Day 12 — Monday 9 May 2011
Guadalupe – Bohonal de Ibor
Route Details | ||
---|---|---|
Riding Distance | 32.88 ml | 52.91 km |
Uphill Distance | 8.10 ml | 13.04 km |
Downhill Distance | 20.21 ml | 32.52 km |
Max Altitude | 2876 ft | 877 m |
Altitude Gain | 1864 ft | 568 m |
Altitude Loss | 2503 ft | 763 m |
I was intending to get to Navalmoral but in the end stopped at Bohonal de Ibor. The weather was still good and in the far distance I could see the Sierra de Gredos that in a couple of days I was going to have to get over. first I had to get out of Guadalupe and that took some doing. The road loops clockwise round the town and claws its way over a mountainous ridge just under 3,000 feet high. The road has crawler lanes for heavy vehicles that began to make my heart sink whenever I saw one. I walked for quite a way that morning but when I did get to the top the going was good.

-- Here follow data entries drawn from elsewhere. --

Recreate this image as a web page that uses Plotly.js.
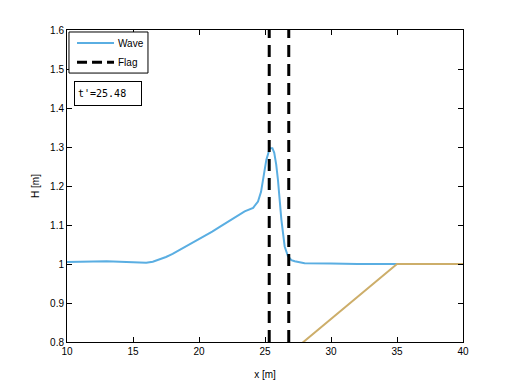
<!DOCTYPE html>
<html>
<head>
<meta charset="utf-8">
<script src="https://cdn.plot.ly/plotly-3.0.1.min.js"></script>
<style>
  html, body { margin: 0; padding: 0; background: #fff; }
  #chart { width: 512px; height: 384px; }
</style>
</head>
<body>
<div id="chart"></div>
<script>
// wave surface
var waveX = [10, 11, 12, 13, 14, 15, 15.5, 16, 16.5, 17, 17.5, 18, 18.6, 19.2, 19.7, 20.4, 21, 21.6, 22.2, 22.8,
  23.46, 24.1, 24.47, 24.7, 24.85, 25.1, 25.36, 25.56, 25.7, 25.85, 25.98, 26.1, 26.24, 26.49, 26.74, 27, 27.25,
  28, 29, 30, 32, 35, 40];
var waveH = [1.005, 1.006, 1.006, 1.007, 1.006, 1.004, 1.003, 1.003, 1.006, 1.011, 1.018, 1.026, 1.037, 1.048, 1.058,
  1.07, 1.083, 1.096, 1.109, 1.122, 1.135, 1.144, 1.16, 1.185, 1.216, 1.267, 1.297, 1.297, 1.285, 1.255, 1.216, 1.17,
  1.114, 1.045, 1.02, 1.01, 1.007, 1.002, 1.001, 1.001, 1.0, 1.0, 1.0];

// sloping bed
var bedX = [25, 35, 40];
var bedH = [0.718, 1.0, 1.0];

// flag positions
var flagX = [25.32, 26.8];
var xRange = [10, 40];
var yRange = [0.8, 1.6];
var legendNames = ['Wave', 'Flag'];
var timeLabel = "t'=25.48";

var waveColor = 'rgb(90,174,226)';
var flagDash = '12px,7px';

var fx = [], fy = [];
flagX.forEach(function (x, i) {
  if (i > 0) { fx.push(null); fy.push(null); }
  fx.push(x, x);
  fy.push(yRange[0], yRange[1]);
});

var font = { family: 'Liberation Sans, Arial, sans-serif', size: 10, color: '#000' };

var data = [
  { type: 'scatter', mode: 'lines', name: legendNames[0], x: waveX, y: waveH, showlegend: false,
    line: { color: waveColor, width: 2 } },
  { type: 'scatter', mode: 'lines', name: legendNames[1], x: fx, y: fy, showlegend: false,
    line: { color: '#000', width: 3, dash: flagDash } },
  { type: 'scatter', mode: 'lines', name: 'Bed', x: bedX, y: bedH, showlegend: false,
    line: { color: 'rgb(205,174,106)', width: 2 } }
];

var axisBase = {
  showline: true, mirror: 'ticks', linecolor: '#000', linewidth: 1,
  ticks: 'inside', ticklen: 5, tickcolor: '#000', showgrid: false, zeroline: false,
  tickfont: font
};

// matlab style legend box, drawn in paper coords
var legendY = [0.958, 0.897];
var shapes = [{
  type: 'rect', xref: 'paper', yref: 'paper', x0: 0.005, x1: 0.2045, y0: 0.862, y1: 0.9936,
  line: { color: '#000', width: 1 }, fillcolor: '#fff', layer: 'above'
}, {
  type: 'line', xref: 'paper', yref: 'paper', x0: 0.0253, x1: 0.1187, y0: legendY[0], y1: legendY[0],
  line: { color: waveColor, width: 2 }, layer: 'above'
}, {
  type: 'line', xref: 'paper', yref: 'paper', x0: 0.0253, x1: 0.1187, y0: legendY[1], y1: legendY[1],
  line: { color: '#000', width: 3, dash: '10px,5px' }, layer: 'above'
}];

var annotations = legendNames.map(function (name, i) {
  return {
    xref: 'paper', yref: 'paper', x: 0.124, y: legendY[i], xanchor: 'left', yanchor: 'middle',
    text: name, showarrow: false, font: font
  };
});
annotations.push({
  xref: 'paper', yref: 'paper', x: 0.018, y: 0.837, xanchor: 'left', yanchor: 'top',
  text: timeLabel, showarrow: false, align: 'left',
  font: { family: 'DejaVu Sans Mono, monospace', size: 10, color: '#000' },
  bordercolor: '#000', borderwidth: 1, borderpad: 3, bgcolor: '#fff',
  width: 60, height: 17
});

var layout = {
  width: 512, height: 384,
  margin: { l: 67, r: 49, t: 30, b: 42 },
  paper_bgcolor: '#fff', plot_bgcolor: '#fff',
  font: font,
  xaxis: Object.assign({}, axisBase, {
    range: xRange, dtick: 5,
    title: { text: 'x [m]', font: font, standoff: 14 }
  }),
  yaxis: Object.assign({}, axisBase, {
    range: yRange, dtick: 0.1,
    title: { text: 'H [m]', font: font, standoff: 8 }
  }),
  showlegend: false,
  shapes: shapes,
  annotations: annotations
};

Plotly.newPlot('chart', data, layout, { staticPlot: true });
</script>
</body>
</html>
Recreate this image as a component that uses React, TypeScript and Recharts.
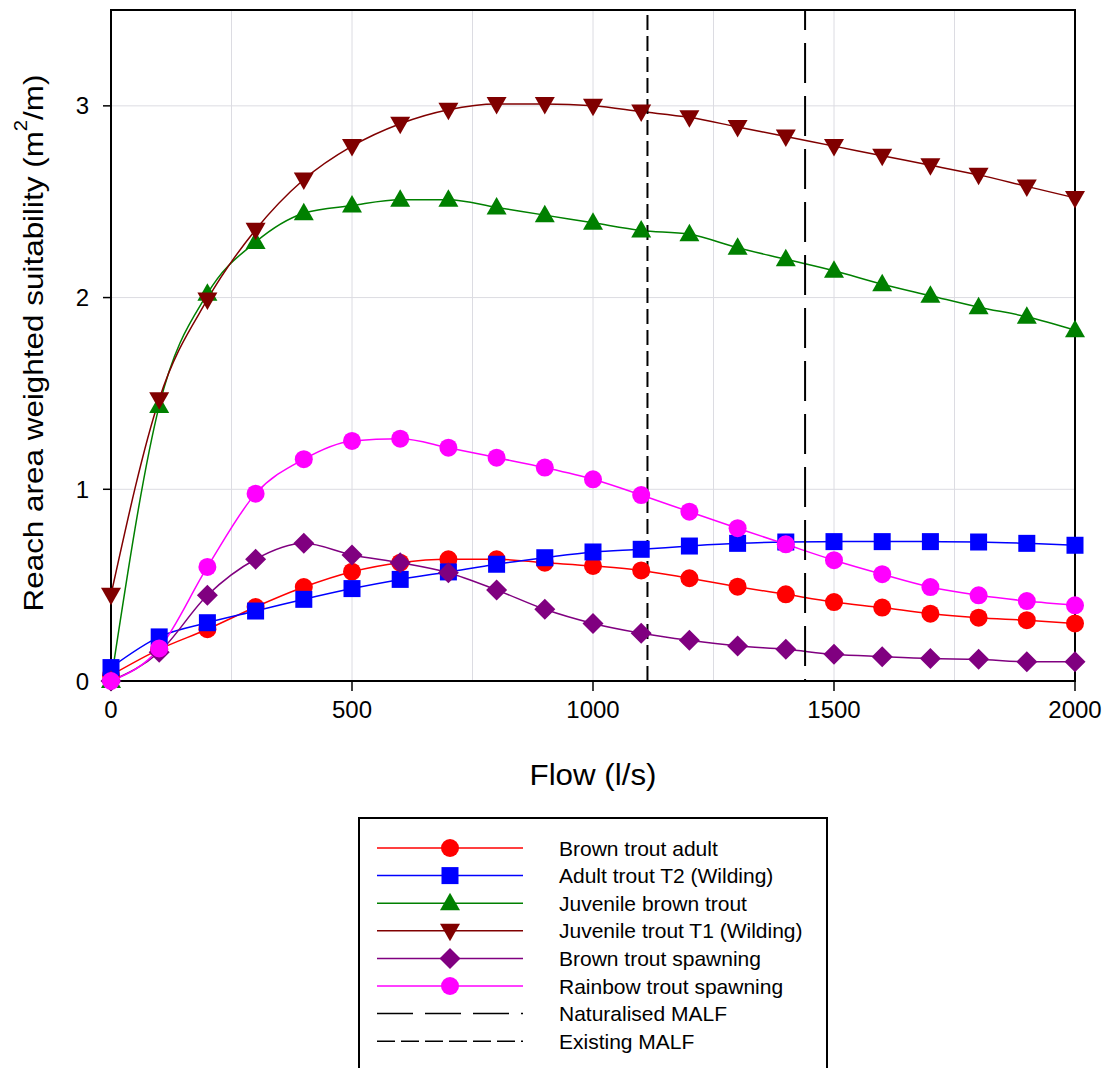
import React from 'react';
import { LineChart, Line, XAxis, YAxis, CartesianGrid, ReferenceLine, ReferenceArea, Label } from 'recharts';

// flow steps (l/s)
const flows = [0, 100, 200, 300, 400, 500, 600, 700, 800, 900, 1000, 1100, 1200, 1300, 1400, 1500, 1600, 1700, 1800, 1900, 2000];

// reach area weighted suitability (m2/m)
const brownAdult = [0.03, 0.165, 0.27, 0.386, 0.49, 0.57, 0.617, 0.635, 0.635, 0.617, 0.6, 0.577, 0.536, 0.492, 0.452, 0.412, 0.383, 0.351, 0.33, 0.317, 0.3];
const adultT2 = [0.07, 0.23, 0.304, 0.365, 0.426, 0.482, 0.53, 0.569, 0.609, 0.643, 0.673, 0.687, 0.704, 0.718, 0.725, 0.727, 0.727, 0.727, 0.725, 0.718, 0.708];
const juvBrown = [0, 1.435, 2.02, 2.29, 2.44, 2.48, 2.51, 2.51, 2.47, 2.43, 2.39, 2.35, 2.33, 2.26, 2.2, 2.14, 2.07, 2.01, 1.95, 1.9, 1.83];
const juvT1 = [0.45, 1.47, 1.99, 2.354, 2.616, 2.79, 2.907, 2.98, 3.01, 3.01, 3.0, 2.97, 2.94, 2.89, 2.84, 2.79, 2.74, 2.69, 2.64, 2.58, 2.52];
const brownSpawn = [0, 0.15, 0.447, 0.635, 0.718, 0.657, 0.617, 0.565, 0.475, 0.374, 0.3, 0.249, 0.212, 0.183, 0.165, 0.139, 0.127, 0.117, 0.113, 0.1, 0.1];
const rainbowSpawn = [0, 0.17, 0.595, 0.977, 1.157, 1.252, 1.264, 1.217, 1.165, 1.113, 1.052, 0.97, 0.883, 0.797, 0.713, 0.63, 0.557, 0.49, 0.447, 0.417, 0.395];

const xTicks = [0, 500, 1000, 1500, 2000];
const yTicks = [0, 1, 2, 3];
const gridFlows = [250, 500, 750, 1000, 1250, 1500, 1750];
const gridSuit = [1, 2, 3];

const naturalisedMalf = 1440;
const existingMalf = 1113;

type Shape = 'circle' | 'square' | 'triangle' | 'triangleDown' | 'diamond';

const series: { key: string; name: string; color: string; shape: Shape; values: number[] }[] = [
  { key: 'brownAdult', name: 'Brown trout adult', color: '#ff0000', shape: 'circle', values: brownAdult },
  { key: 'adultT2', name: 'Adult trout T2 (Wilding)', color: '#0000ff', shape: 'square', values: adultT2 },
  { key: 'juvBrown', name: 'Juvenile brown trout', color: '#008000', shape: 'triangle', values: juvBrown },
  { key: 'juvT1', name: 'Juvenile trout T1 (Wilding)', color: '#800000', shape: 'triangleDown', values: juvT1 },
  { key: 'brownSpawn', name: 'Brown trout spawning', color: '#800080', shape: 'diamond', values: brownSpawn },
  { key: 'rainbowSpawn', name: 'Rainbow trout spawning', color: '#ff00ff', shape: 'circle', values: rainbowSpawn },
];

const malfLines = [
  { name: 'Naturalised MALF', dash: '40 13', legendDash: '36 12' },
  { name: 'Existing MALF', dash: '15 6', legendDash: '18 6' },
];

const chartData = flows.map((f, i) => {
  const row: { [k: string]: number } = { flow: f };
  series.forEach(s => { row[s.key] = s.values[i]; });
  return row;
});

const FONT = '"Liberation Sans", Arial, sans-serif';

const Marker = ({ cx, cy, shape, color }: { cx: number; cy: number; shape: Shape; color: string }) => {
  if (cx == null || cy == null) return null;
  switch (shape) {
    case 'circle':
      return <circle cx={cx} cy={cy} r={9} fill={color} />;
    case 'square':
      return <rect x={cx - 8.5} y={cy - 8.5} width={17} height={17} fill={color} />;
    case 'triangle':
      return <polygon points={`${cx},${cy - 10.5} ${cx + 10},${cy + 7} ${cx - 10},${cy + 7}`} fill={color} />;
    case 'triangleDown':
      return <polygon points={`${cx},${cy + 10.5} ${cx + 10},${cy - 7} ${cx - 10},${cy - 7}`} fill={color} />;
    case 'diamond':
      return <polygon points={`${cx},${cy - 10.5} ${cx + 10.5},${cy} ${cx},${cy + 10.5} ${cx - 10.5},${cy}`} fill={color} />;
  }
  return null;
};

const YTitle = (props: any) => {
  const vb = props.viewBox || { x: 0, y: 10, width: 111, height: 671 };
  const x = vb.x + 33;
  const y = vb.y + 333;
  return (
    <text x={x} y={y} transform={`rotate(-90, ${x}, ${y})`} textAnchor="middle" dominantBaseline="central"
      fontFamily={FONT} fontSize={28} fill="#000" textLength={537} lengthAdjust="spacingAndGlyphs">
      Reach area weighted suitability (m
      <tspan fontSize={18} dy={-12}>2</tspan>
      <tspan dy={12}>/m)</tspan>
    </text>
  );
};

const XTitle = (props: any) => {
  const vb = props.viewBox || { x: 111, y: 681, width: 964, height: 100 };
  return (
    <text x={vb.x + vb.width / 2} y={vb.y + 94} textAnchor="middle" dominantBaseline="central"
      fontFamily={FONT} fontSize={29} fill="#000" textLength={127} lengthAdjust="spacingAndGlyphs">
      Flow (l/s)
    </text>
  );
};

const LegendBox = () => (
  <div style={{ position: 'absolute', left: 358, top: 817, width: 470, height: 270, border: '2px solid #000', background: '#fff', boxSizing: 'border-box' }}>
    <svg width={470} height={270} style={{ position: 'absolute', left: -2, top: -2 }}>
      {series.map((s, i) => {
        const y = 31 + i * 27.6;
        return (
          <g key={s.key}>
            <line x1={19} x2={165} y1={y} y2={y} stroke={s.color} strokeWidth={1.5} />
            <Marker cx={92} cy={y} shape={s.shape} color={s.color} />
            <text x={201} y={y} dominantBaseline="central" fontFamily={FONT} fontSize={21} fill="#000">{s.name}</text>
          </g>
        );
      })}
      {malfLines.map((m, j) => {
        const y = 31 + (series.length + j) * 27.6;
        return (
          <g key={m.name}>
            <line x1={19} x2={165} y1={y} y2={y} stroke="#000" strokeWidth={1.5} strokeDasharray={m.legendDash} />
            <text x={201} y={y} dominantBaseline="central" fontFamily={FONT} fontSize={21} fill="#000">{m.name}</text>
          </g>
        );
      })}
    </svg>
  </div>
);

export default function App() {
  return (
    <div style={{ position: 'absolute', left: 0, top: 0, width: 1110, height: 1068, background: '#fff', overflow: 'hidden' }}>
      <LineChart width={1110} height={1068} data={chartData} margin={{ top: 10, right: 35, bottom: 287, left: 0 }}>
        <CartesianGrid stroke="#dcdce2" strokeWidth={1} verticalValues={gridFlows} horizontalValues={gridSuit} />
        <XAxis dataKey="flow" type="number" domain={[0, 2000]} ticks={xTicks} height={100}
          axisLine={{ stroke: '#000', strokeWidth: 2 }} tickLine={{ stroke: '#000', strokeWidth: 1.5 }}
          tickSize={10} tickMargin={10} tick={{ fill: '#000', fontSize: 24, fontFamily: FONT }}>
          <Label content={<XTitle />} />
        </XAxis>
        <YAxis type="number" domain={[0, 3.5]} ticks={yTicks} width={111}
          axisLine={{ stroke: '#000', strokeWidth: 2 }} tickLine={{ stroke: '#000', strokeWidth: 1.5 }}
          tickSize={8} tickMargin={14} tick={{ fill: '#000', fontSize: 24, fontFamily: FONT }}>
          <Label content={<YTitle />} />
        </YAxis>
        <ReferenceArea x1={0} x2={2000} y1={0} y2={3.5} fill="none" fillOpacity={0} stroke="#000" strokeWidth={2} />
        {series.map(s => (
          <Line key={s.key} type="monotone" dataKey={s.key} name={s.name} stroke={s.color} strokeWidth={1.5}
            isAnimationActive={false}
            dot={(p: any) => <Marker key={`${s.key}-${p.index}`} cx={p.cx} cy={p.cy} shape={s.shape} color={s.color} />}
            activeDot={false} />
        ))}
        <ReferenceLine x={existingMalf} stroke="#000" strokeWidth={2} strokeDasharray={malfLines[1].dash} />
        <ReferenceLine x={naturalisedMalf} stroke="#000" strokeWidth={2} strokeDasharray={malfLines[0].dash} strokeDashoffset={-15} />
      </LineChart>
      <LegendBox />
    </div>
  );
}
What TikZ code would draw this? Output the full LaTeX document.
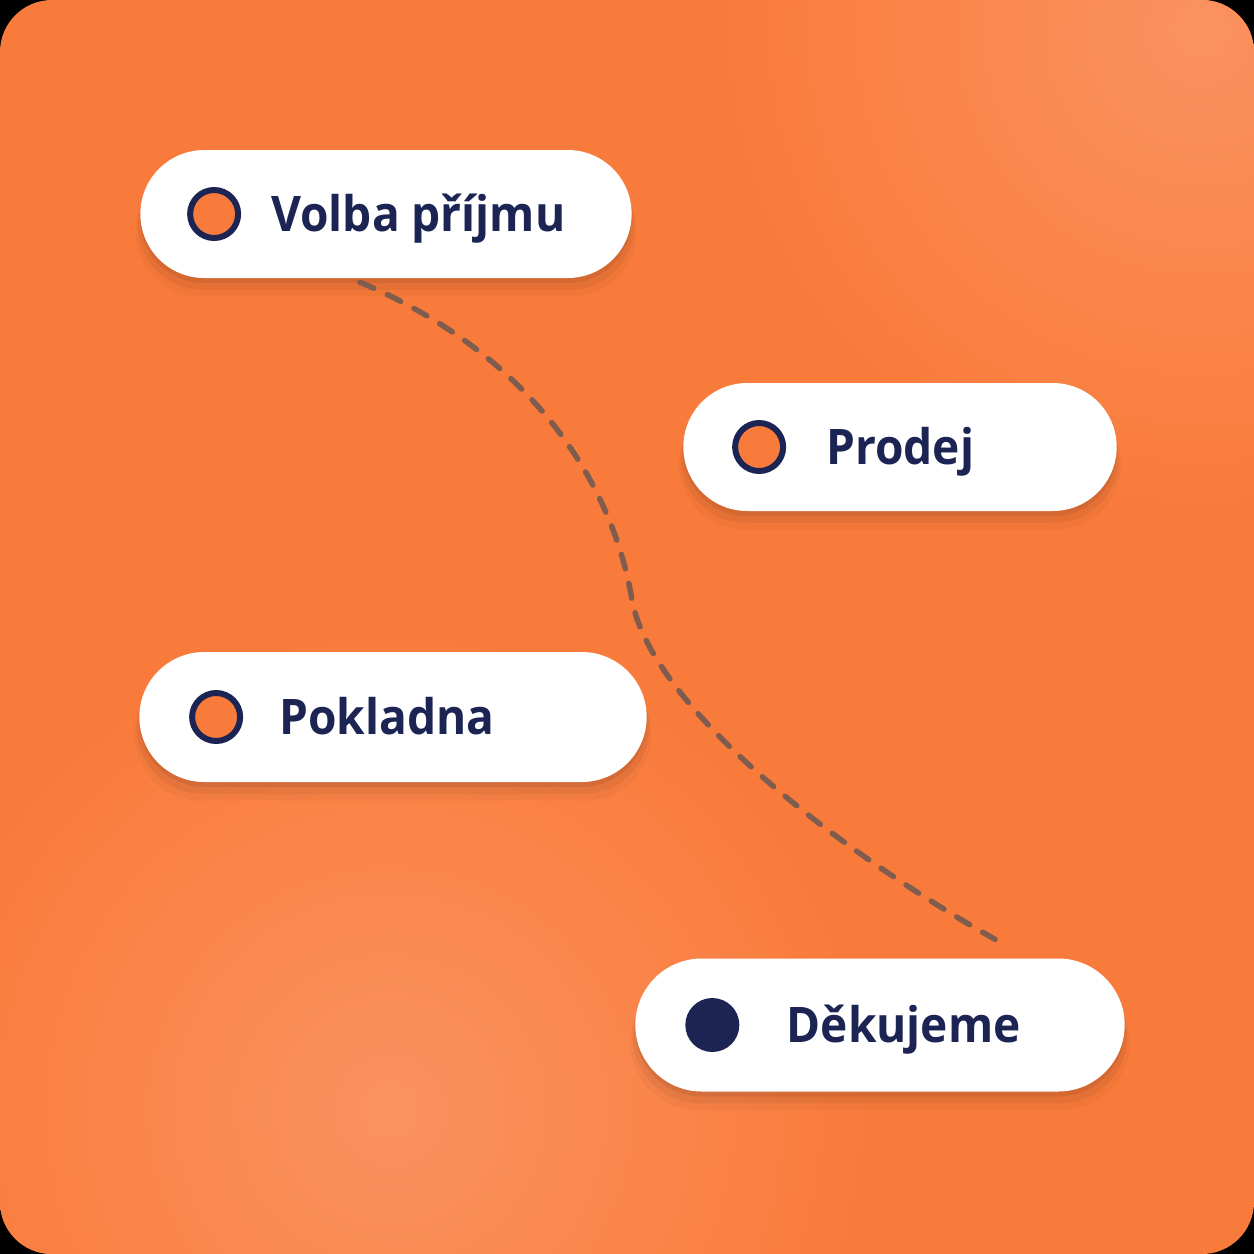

I stopped for a good lunch at Castañar de Ibor and in the afternoon at one point I had wide views into deep valleys either side of a high ridge that were quite exhilarating. I stopped to take a photograph but the camera would not start. It had been in the back pocket of a pannier all morning in full sun and I think it got too hot. I transferred it to my bar-bag and by the following morning it was working again.
I dropped off the ridge towards the Embalse de Valdecañes and let the bicycle free wheel down a perfect stretch of deserted dead straight road, reaching 64 k/h. As I approached Bohonal de Ibor there was a hotel on the left and I decided to stop there as there were no campsites at Navalmoral and bird in the hand is better than searching for somewhere to stay in the early evening. They had a problem. The hot water system had broken and they couldn’t give me a room with hot water. No problem, I assured them, and they offered me a discount that I readily accepted. My bicycle was locked in a huge basement garage and I showered in cold water, washing my kit and rolling it in towels as before.
The restaurant didn’t open until eight o’clock so I had a bocodillo in the bar and wrote up my diary and sent a text message to Liz. Times in Spain are odd, as they keep the same daylight saving hours as central Europe even though the country is way over to the West. I couldn’t read my watch in my tent until about 7:30 a.m. Their whole day is later on the clock and I suppose the solution would have been to adjust my daily routine as well, but I didn’t, and that was that.